Después de considerar los acontecimientos, he llegado a la conclusión de que no es que yo tenga sueños raros, sino que Freud está tratando de comunicarse conmigo.
Siempre me ha encantado Freud. Debió haber sido un hombre muy intenso para lanzar semejante bomba atómica como fue su teoría, en la sociedad austriaca de principios del siglo pasado. Yo pienso que el pobre no supo cuánto se proyectaba a sí mismo por medio de ella, a pesar de verse tan seriecito. Sin embargo, su aportación más fascinante para mí es el estudio de los sueños.

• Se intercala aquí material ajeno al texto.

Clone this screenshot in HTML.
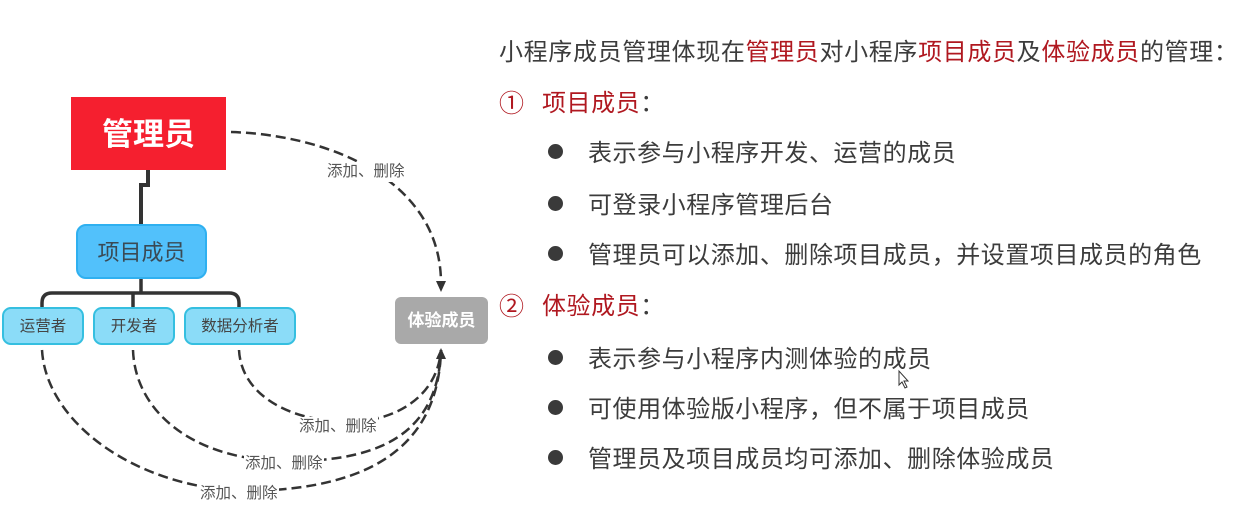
<!DOCTYPE html>
<html><head><meta charset="utf-8">
<style>
html,body{margin:0;padding:0;background:#fff}
#p{position:relative;width:1246px;height:512px;overflow:hidden;background:#fff;font-family:"Liberation Sans","Noto Sans CJK SC",sans-serif;filter:blur(.35px)}
.t{position:absolute;font-size:24px;letter-spacing:.55px;color:#3c3c3c;white-space:nowrap;line-height:32px;height:32px}
.t b{font-weight:400;color:#b01820}
.d{position:absolute;width:15px;height:15px;border-radius:50%;background:#3a3a3a;left:548px}
.b{position:absolute;box-sizing:border-box;display:flex;align-items:center;justify-content:center;white-space:nowrap}
.c{border:2px solid #35bfe0;background:#8bdcf8;border-radius:9px;font-size:15.5px;color:#444;top:307px;height:38px;padding-bottom:3px}
.l{position:absolute;font-size:15.5px;color:#555;white-space:nowrap;line-height:20px;background:#fff;padding:0 1px}
svg{position:absolute;left:0;top:0}
</style></head><body><div id="p">
<svg width="1246" height="512" fill="none">
<path d="M148 170V185H141V224" stroke="#333" stroke-width="4"/>
<path d="M141 279V293M42 308V303Q42 293 52 293H229Q239 293 239 303V308M133 293V308" stroke="#333" stroke-width="3.5"/>
<g stroke="#333" stroke-width="2.5" stroke-dasharray="10 5">
<path d="M231 132C330 135 440 180 441 282"/>
<path d="M239 350C241 390 280 418 340 422C390 424 437 400 441 350"/>
<path d="M133 350C135 410 190 458 280 461C370 463 438 440 441 350"/>
<path d="M42 350C46 420 130 485 240 491C350 491 438 460 441 350"/>
</g>
<path d="M436 281H446L441 292Z" fill="#333"/>
<path d="M436 359H446L441 348Z" fill="#333"/>
<path d="M899 371V385L902 382L905 388L907 387L904 381H908Z" fill="#fff" stroke="#333" stroke-width="1"/>
</svg>
<div class="b" style="left:71px;top:97px;width:155px;height:73px;background:#f51f2f;color:#fff;font-size:31px;font-weight:700;padding-bottom:4px">管理员</div>
<div class="b" style="left:76px;top:224px;width:131px;height:55px;background:#52c1fb;border:2px solid #2fb0f0;border-radius:10px;color:#3a4a55;font-size:22px;padding-bottom:2px">项目成员</div>
<div class="b c" style="left:2px;width:82px">运营者</div>
<div class="b c" style="left:93px;width:82px">开发者</div>
<div class="b c" style="left:184px;width:112px">数据分析者</div>
<div class="b" style="left:395px;top:297px;width:93px;height:47px;background:#a9a9a9;border-radius:6px;color:#fff;font-size:17px;font-weight:700;padding-bottom:4px">体验成员</div>
<div class="l" style="left:326px;top:162px">添加、删除</div>
<div class="l" style="left:298px;top:417px">添加、删除</div>
<div class="l" style="left:244px;top:454px">添加、删除</div>
<div class="l" style="left:199px;top:484px">添加、删除</div>
<div class="t" style="left:499px;top:37px;letter-spacing:.65px">小程序成员管理体现在<b>管理员</b>对小程序<b>项目成员</b>及<b>体验成员</b>的管理：</div>
<div class="t" style="left:499px;top:88px;font-size:25px"><b>①</b></div>
<div class="t" style="left:542px;top:88px"><b>项目成员</b>：</div>
<div class="d" style="top:144px"></div>
<div class="t" style="left:588px;top:138px">表示参与小程序开发、运营的成员</div>
<div class="d" style="top:196px"></div>
<div class="t" style="left:588px;top:190px">可登录小程序管理后台</div>
<div class="d" style="top:246px"></div>
<div class="t" style="left:588px;top:240px">管理员可以添加、删除项目成员，并设置项目成员的角色</div>
<div class="t" style="left:499px;top:291px;font-size:25px"><b>②</b></div>
<div class="t" style="left:542px;top:291px"><b>体验成员</b>：</div>
<div class="d" style="top:350px"></div>
<div class="t" style="left:588px;top:344px">表示参与小程序内测体验的成员</div>
<div class="d" style="top:400px"></div>
<div class="t" style="left:588px;top:394px">可使用体验版小程序，但不属于项目成员</div>
<div class="d" style="top:450px"></div>
<div class="t" style="left:588px;top:444px">管理员及项目成员均可添加、删除体验成员</div>
</div></body></html>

Desde que tengo uso de razón, he soñado frecuentemente con volar. Consultando a mi amigo Sigismundo, logré entender que esa es mi manera de escapar de todo lo que no me gustaba de mi vida. Un día, sin embargo, hace algunos años, la idea de que podía escapar estando despierta me cayó encima como la primera lluvia de Septiembre. Claro, no fue fácil: tuve que aprender a utilizar la palabra “No” y todas sus variaciones: “No sé”, “No quiero”, “No puedo” y “No me importa”, entre otras. Poco a poco, mis sueños fueron aterrizando hasta que me olvidé por completo del asunto.
El problema surgió una mañana, hace unas semanas, en que desperté muy agitada. Algo no estaba bien. Le ponía canela a mi licuado cuando lo recordé de pronto: mi sueño de volar había regresado. Sin embargo, existía una importante variación y ese era el motivo de mi intranquilidad: me había pasado la noche volando hacia arriba. En efecto, subí y subí, como diría Rubén Darío: hasta el cielo y más allá. Mi sueño se repitió varios días: a la velocidad de un cohete espacial, ascendía aterrada hasta el infinito y bajaba aún más aprisa. Al despertar, la sensación de haber dejado el estómago junto a las estrellas hacía que me temblaran las manos hasta medio día.
De acuerdo con la última moda, achaqué mis pesadillas al estrés y decidí despejarme. Me cité en cafés con amigas y devoré libros buenos y malos por igual. Pero mi luna de miel con las horas terminó el día que me encontré viendo la televisión nacional. Hasta Freud hubiera necesitado un buen terapeuta de haberme acompañado. A pesar de todo, mis noches cósmicas continuaban.
Bastante desalentada, me resigné a mi destino de cosmonauta sin saber que ésa era la clave que había estado buscando. Si, al dejar de cuestionarme el por qué y de concentrarme en el miedo, mis ojos se abrieron a la maravilla que es el universo. Yo me imagino que Avatar debe haber salido de un sueño parecido a los míos. Cada, noche, llegaba un poco más lejos y bajaba un poco más feliz.
Finalmente, una noche, llegué hasta un planeta pequeño y rojo. Ahí, fumando una pipa, me esperaba el mismísimo padre de la psicología, quien, después de mirar su reloj de oro, me dijo que me había tardado mucho en llegar. Asombrada, me senté a su lado, esperando escuchar palabras trascendentales, significativas, llenas de sabiduría. Al verme tan ansiosa y expectante, sin embargo, me miró fijamente a los ojos, luego hizo un bizco y comenzó a reír a carcajadas. Reía tanto que tosía y se golpeaba la pierna con fuerza. La confusión inició mi descenso, pero alcancé a ver que sacaba un pañuelo para secarse las lágrimas antes de seguir riendo.
Me desperté con la certeza de que Freud había querido decirme algo con todo esto. Aunque no he vuelto a verlo, seguiré disfrutando del mundo celeste hasta que lo haga. Esta vez, en lugar de perder el tiempo, me uniré a su risa.